Simon purchases Long Island land from rival Taubman

February 2, 2014

Simon Property Group Inc., the world’s largest mall owner, bought a land parcel on New York’s Long Island from rival shopping-center landlord Taubman Centers Inc., which failed to develop the property.

The 39-acre plot near the Long Island Expressway in Syosset had been slated for the Mall at Oyster Bay, according to a statement by Bloomfield Hills, Mich.- based Taubman.

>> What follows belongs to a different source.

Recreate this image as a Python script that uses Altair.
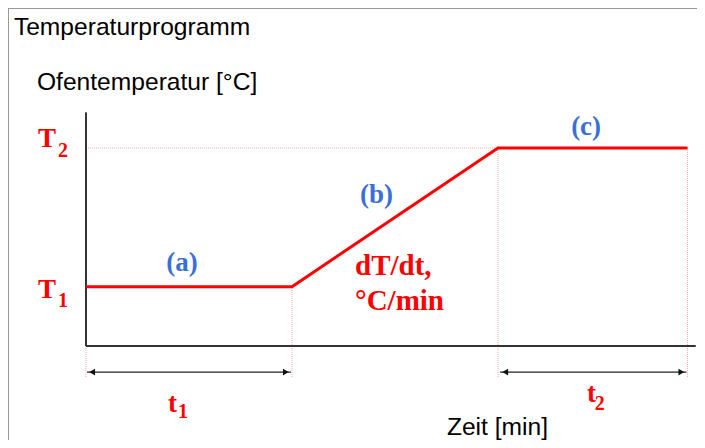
import altair as alt
import pandas as pd

# Temperature program (time in min, temperature in arbitrary °C units)
program_time = [0, 10, 20, 29.2]
program_temp = [60, 60, 200, 200]
T1, T2 = 60, 200

# axis extents
axis_t_end = 29.6
axis_T_end = 236

# annotation labels (serif, bold)
serif_labels = ["T", "2", "T", "1", "(a)", "(b)", "(c)", "dT/dt,", "°C/min", "t", "1", "t", "2"]
serif_t = [-2.33, -1.36, -2.33, -1.36, 3.90, 13.30, 23.55, 13.06, 13.06, 3.98, 4.47, 24.32, 24.70]
serif_T = [201.0, 190.9, 48.5, 39.4, 75.8, 144.4, 213.1, 71.7, 36.4, -66.7, -72.7, -56.6, -64.6]
serif_size = [27, 20, 27, 20, 27, 27, 27, 29, 29, 27, 20, 27, 20]
serif_color = ["#ff0000"] * 4 + ["#3a6fd8"] * 3 + ["#ff0000"] * 6

sans_labels = ["Temperaturprogramm", "Ofentemperatur [°C]", "Zeit [min]"]
sans_t = [-3.50, -2.38, 17.52]
sans_T = [314.1, 258.6, -89.5]

X_DOM = [-3.786, 29.66]
Y_DOM = [-94.9, 341.4]


def xs(field):
    return alt.X(field, type="quantitative", scale=alt.Scale(domain=X_DOM, nice=False, zero=False), axis=None)


def ys(field):
    return alt.Y(field, type="quantitative", scale=alt.Scale(domain=Y_DOM, nice=False, zero=False), axis=None)


prog = pd.DataFrame({"t": program_time, "T": program_temp})

# guides (pink dotted)
hguide = pd.DataFrame({"t": [0], "t2": [program_time[2]], "T": [T2]})
vguide = pd.DataFrame({"t": program_time, "T": [-31.3] * 4, "T2": [0, T1, T2, T2]})

# axes
xaxis = pd.DataFrame({"t": [0], "t2": [axis_t_end], "T": [0]})
yaxis = pd.DataFrame({"t": [0], "T": [0], "T2": [axis_T_end]})

# duration arrows
arr_T = -26.3
arrows = pd.DataFrame({"t": [0.05, 20.1], "t2": [9.95, 29.15], "T": [arr_T, arr_T]})
heads_l = pd.DataFrame({"t": [0.30, 20.35], "T": [arr_T, arr_T]})
heads_r = pd.DataFrame({"t": [9.70, 28.90], "T": [arr_T, arr_T]})

serif = pd.DataFrame({"label": serif_labels, "t": serif_t, "T": serif_T,
                      "fs": serif_size, "col": serif_color})
sans = pd.DataFrame({"label": sans_labels, "t": sans_t, "T": sans_T})

frame_top = alt.Chart(pd.DataFrame({"a": [0]})).mark_rule(color="#999999", strokeWidth=2).encode(
    x=alt.value(0), x2=alt.value(689), y=alt.value(0))
frame_left = alt.Chart(pd.DataFrame({"a": [0]})).mark_rule(color="#999999", strokeWidth=2).encode(
    x=alt.value(0), y=alt.value(0), y2=alt.value(432))

hg = alt.Chart(hguide).mark_rule(color="#ffaaaa", strokeWidth=1, strokeDash=[1, 1]).encode(
    x=xs("t"), x2="t2", y=ys("T"))
vg = alt.Chart(vguide).mark_rule(color="#ffaaaa", strokeWidth=1, strokeDash=[1, 1]).encode(
    x=xs("t"), y=ys("T"), y2="T2")

xa = alt.Chart(xaxis).mark_rule(color="#333333", strokeWidth=2).encode(x=xs("t"), x2="t2", y=ys("T"))
ya = alt.Chart(yaxis).mark_rule(color="#333333", strokeWidth=2).encode(x=xs("t"), y=ys("T"), y2="T2")

line = alt.Chart(prog).mark_line(color="#ff0000", strokeWidth=3).encode(
    x=xs("t"), y=ys("T"), order="t:Q")

arr = alt.Chart(arrows).mark_rule(color="#222222", strokeWidth=1.2).encode(x=xs("t"), x2="t2", y=ys("T"))
hl = alt.Chart(heads_l).mark_point(shape="triangle-left", filled=True, color="#111111", size=45, opacity=1).encode(
    x=xs("t"), y=ys("T"))
hr = alt.Chart(heads_r).mark_point(shape="triangle-right", filled=True, color="#111111", size=45, opacity=1).encode(
    x=xs("t"), y=ys("T"))

serif_txt = alt.Chart(serif).mark_text(font="Liberation Serif", fontWeight="bold", align="left",
                                       baseline="alphabetic").encode(
    x=xs("t"), y=ys("T"), text="label:N",
    size=alt.Size("fs:Q", scale=None, legend=None),
    color=alt.Color("col:N", scale=None, legend=None))

sans_txt = alt.Chart(sans).mark_text(font="Liberation Sans", fontSize=24.6, align="left",
                                     baseline="alphabetic", color="#000000").encode(
    x=xs("t"), y=ys("T"), text="label:N")

chart = alt.layer(frame_top, frame_left, hg, vg, xa, ya, line, arr, hl, hr, serif_txt, sans_txt).properties(
    width=689, height=432,
    autosize=alt.AutoSizeParams(type="none"),
    padding=0,
).configure_view(stroke=None)

chart.save("out.html", embed_options={"renderer": "svg", "actions": False})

Simon also purchased the company’s 50-percent stake in Arizona Mills, a shopping center in Tempe, Arizona, built in 1997. Taubman received $230 million in Simon Property shares and $60 million in cash for the two transactions.

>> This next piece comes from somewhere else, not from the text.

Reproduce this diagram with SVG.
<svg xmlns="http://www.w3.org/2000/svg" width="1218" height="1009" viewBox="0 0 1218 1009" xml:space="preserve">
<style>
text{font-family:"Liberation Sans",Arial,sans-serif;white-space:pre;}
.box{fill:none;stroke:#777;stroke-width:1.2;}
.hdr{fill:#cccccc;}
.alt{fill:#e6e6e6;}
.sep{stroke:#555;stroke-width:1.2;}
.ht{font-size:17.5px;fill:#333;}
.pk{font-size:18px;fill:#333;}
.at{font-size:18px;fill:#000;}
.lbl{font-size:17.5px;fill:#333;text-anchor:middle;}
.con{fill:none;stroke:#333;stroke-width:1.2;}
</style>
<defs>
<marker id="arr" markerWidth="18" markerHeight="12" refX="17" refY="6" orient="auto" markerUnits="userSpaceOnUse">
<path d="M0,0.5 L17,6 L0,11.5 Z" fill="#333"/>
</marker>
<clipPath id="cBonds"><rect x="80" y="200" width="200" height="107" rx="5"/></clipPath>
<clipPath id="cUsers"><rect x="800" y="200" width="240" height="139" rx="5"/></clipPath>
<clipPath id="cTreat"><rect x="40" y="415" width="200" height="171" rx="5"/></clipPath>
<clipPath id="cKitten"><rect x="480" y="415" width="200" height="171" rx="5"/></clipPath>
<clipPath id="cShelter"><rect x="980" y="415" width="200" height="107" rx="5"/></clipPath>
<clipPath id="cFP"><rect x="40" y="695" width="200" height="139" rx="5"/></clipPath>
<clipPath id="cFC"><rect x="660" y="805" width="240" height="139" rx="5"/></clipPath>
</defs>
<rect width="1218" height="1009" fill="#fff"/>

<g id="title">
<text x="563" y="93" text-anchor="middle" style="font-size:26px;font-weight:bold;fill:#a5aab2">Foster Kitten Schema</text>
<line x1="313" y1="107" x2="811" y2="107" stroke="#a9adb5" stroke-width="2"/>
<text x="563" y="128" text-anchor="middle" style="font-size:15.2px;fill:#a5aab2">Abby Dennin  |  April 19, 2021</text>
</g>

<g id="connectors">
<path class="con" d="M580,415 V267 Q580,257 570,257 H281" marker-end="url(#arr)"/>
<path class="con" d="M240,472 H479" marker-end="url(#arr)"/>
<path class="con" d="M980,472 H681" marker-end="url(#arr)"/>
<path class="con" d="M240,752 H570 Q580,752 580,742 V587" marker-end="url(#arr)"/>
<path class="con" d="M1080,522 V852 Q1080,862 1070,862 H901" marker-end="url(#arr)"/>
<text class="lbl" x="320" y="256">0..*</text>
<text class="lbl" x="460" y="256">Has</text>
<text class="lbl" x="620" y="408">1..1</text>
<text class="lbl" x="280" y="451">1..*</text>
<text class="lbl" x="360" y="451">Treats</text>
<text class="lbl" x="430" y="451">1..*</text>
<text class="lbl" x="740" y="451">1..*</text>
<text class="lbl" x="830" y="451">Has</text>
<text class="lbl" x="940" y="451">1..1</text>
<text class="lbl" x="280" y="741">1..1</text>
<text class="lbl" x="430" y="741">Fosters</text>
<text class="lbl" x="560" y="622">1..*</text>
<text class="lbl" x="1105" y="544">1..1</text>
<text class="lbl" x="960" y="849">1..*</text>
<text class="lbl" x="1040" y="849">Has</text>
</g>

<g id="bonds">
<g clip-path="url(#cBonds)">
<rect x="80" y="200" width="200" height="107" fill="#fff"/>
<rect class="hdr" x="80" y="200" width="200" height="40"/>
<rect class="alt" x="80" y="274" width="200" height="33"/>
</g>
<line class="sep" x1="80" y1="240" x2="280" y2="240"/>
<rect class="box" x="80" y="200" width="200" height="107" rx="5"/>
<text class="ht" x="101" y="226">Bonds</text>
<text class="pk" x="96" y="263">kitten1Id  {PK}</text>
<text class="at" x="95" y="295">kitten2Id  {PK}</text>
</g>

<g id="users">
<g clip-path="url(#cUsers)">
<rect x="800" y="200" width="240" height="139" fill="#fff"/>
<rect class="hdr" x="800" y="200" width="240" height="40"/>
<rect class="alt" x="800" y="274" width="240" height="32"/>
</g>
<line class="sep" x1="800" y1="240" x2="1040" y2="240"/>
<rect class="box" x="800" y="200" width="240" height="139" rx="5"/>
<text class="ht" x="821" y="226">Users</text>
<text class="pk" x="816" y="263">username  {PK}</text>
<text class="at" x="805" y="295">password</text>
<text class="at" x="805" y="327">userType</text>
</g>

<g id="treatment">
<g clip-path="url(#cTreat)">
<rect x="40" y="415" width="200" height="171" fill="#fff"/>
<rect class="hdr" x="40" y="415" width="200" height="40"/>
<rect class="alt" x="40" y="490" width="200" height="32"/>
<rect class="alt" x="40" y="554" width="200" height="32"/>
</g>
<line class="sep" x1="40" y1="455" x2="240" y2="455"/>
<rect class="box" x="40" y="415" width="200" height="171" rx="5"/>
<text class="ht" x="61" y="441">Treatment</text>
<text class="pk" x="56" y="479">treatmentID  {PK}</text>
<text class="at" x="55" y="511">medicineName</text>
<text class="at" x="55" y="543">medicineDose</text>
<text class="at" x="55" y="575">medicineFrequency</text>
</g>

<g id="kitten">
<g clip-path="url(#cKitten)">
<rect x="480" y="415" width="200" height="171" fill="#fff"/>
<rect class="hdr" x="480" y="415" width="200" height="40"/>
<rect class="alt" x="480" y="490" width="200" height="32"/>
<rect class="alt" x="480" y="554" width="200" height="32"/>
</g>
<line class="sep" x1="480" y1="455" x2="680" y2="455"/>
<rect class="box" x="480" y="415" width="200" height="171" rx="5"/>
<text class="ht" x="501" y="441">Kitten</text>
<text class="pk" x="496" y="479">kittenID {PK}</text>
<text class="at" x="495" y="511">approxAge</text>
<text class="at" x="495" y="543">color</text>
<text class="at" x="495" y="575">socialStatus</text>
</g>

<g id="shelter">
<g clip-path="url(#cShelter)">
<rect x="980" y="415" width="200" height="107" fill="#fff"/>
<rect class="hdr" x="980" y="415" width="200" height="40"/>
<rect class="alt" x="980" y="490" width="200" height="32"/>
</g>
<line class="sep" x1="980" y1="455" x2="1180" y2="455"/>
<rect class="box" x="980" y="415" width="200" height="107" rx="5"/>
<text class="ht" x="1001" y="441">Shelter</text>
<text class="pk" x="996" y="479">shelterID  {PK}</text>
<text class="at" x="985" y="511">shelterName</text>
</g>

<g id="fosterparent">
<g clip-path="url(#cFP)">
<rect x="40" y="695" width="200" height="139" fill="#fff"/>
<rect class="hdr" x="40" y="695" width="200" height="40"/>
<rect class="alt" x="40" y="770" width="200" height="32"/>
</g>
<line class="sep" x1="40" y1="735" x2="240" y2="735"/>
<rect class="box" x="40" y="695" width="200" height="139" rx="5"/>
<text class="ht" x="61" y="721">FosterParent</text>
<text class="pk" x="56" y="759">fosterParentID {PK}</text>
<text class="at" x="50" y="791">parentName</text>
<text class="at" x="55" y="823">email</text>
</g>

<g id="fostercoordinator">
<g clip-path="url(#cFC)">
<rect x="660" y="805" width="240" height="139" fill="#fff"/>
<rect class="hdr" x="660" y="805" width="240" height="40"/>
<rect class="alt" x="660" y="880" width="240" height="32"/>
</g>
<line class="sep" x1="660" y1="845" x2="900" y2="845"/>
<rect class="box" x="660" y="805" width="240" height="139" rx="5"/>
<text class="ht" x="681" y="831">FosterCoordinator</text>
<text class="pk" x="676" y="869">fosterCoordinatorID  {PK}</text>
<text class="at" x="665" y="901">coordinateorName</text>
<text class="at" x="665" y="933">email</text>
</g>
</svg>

The Long Island property is “great real estate,” David Simon, Indianapolis-based Simon Property’s chairman and CEO said Friday on the company’s fourth-quarter earnings conference call. “We’re going to work with the residents to come up with a development plan.”

The real estate investment trust is focused on redeveloping its top regional malls, opening outlet centers and investing overseas to boost growth, and plans to spin off 44 of its smaller malls and its strip center business into a separate publicly traded company.

Simon said Friday that fourth-quarter funds from operations rose 8.1 percent from a year earlier as occupancies at its U.S. malls and outlet stores climbed.

Taubman spent about 20 years attempting to build a mall on the Oyster Bay site, Alexander Goldfarb, an analyst at Sandler O’Neill & Partners LP, wrote in a note to clients Friday.

“Despite our best efforts and continuing enthusiasm for the opportunity, it became apparent that we were not going to be able to move forward anytime soon,” Robert Taubman, chairman and CEO of Taubman Centers, said in the statement.

Simon more than a decade ago dropped an unsolicited takeover offer for Taubman after Michigan enacted a law allowing the Taubman family to block the effort. Last year, the companies opened competing outlet malls in a suburb of St. Louis.

“Even though we obviously have had issues over the years with Taubman, we’ve always had what I’d call a good professional relationship,” David Simon said on the call. “The dust has settled from several years ago.”

Simon also this month bought its joint-venture partners’ remaining interest in 10 properties including King of Prussia Mall in Pennsylvania. The company now owns 100 percent of that property.

Shares of Simon Property rose 1.2 percent Friday, to $154.84 per share, while Taubman gained 1.4 percent to $65.02.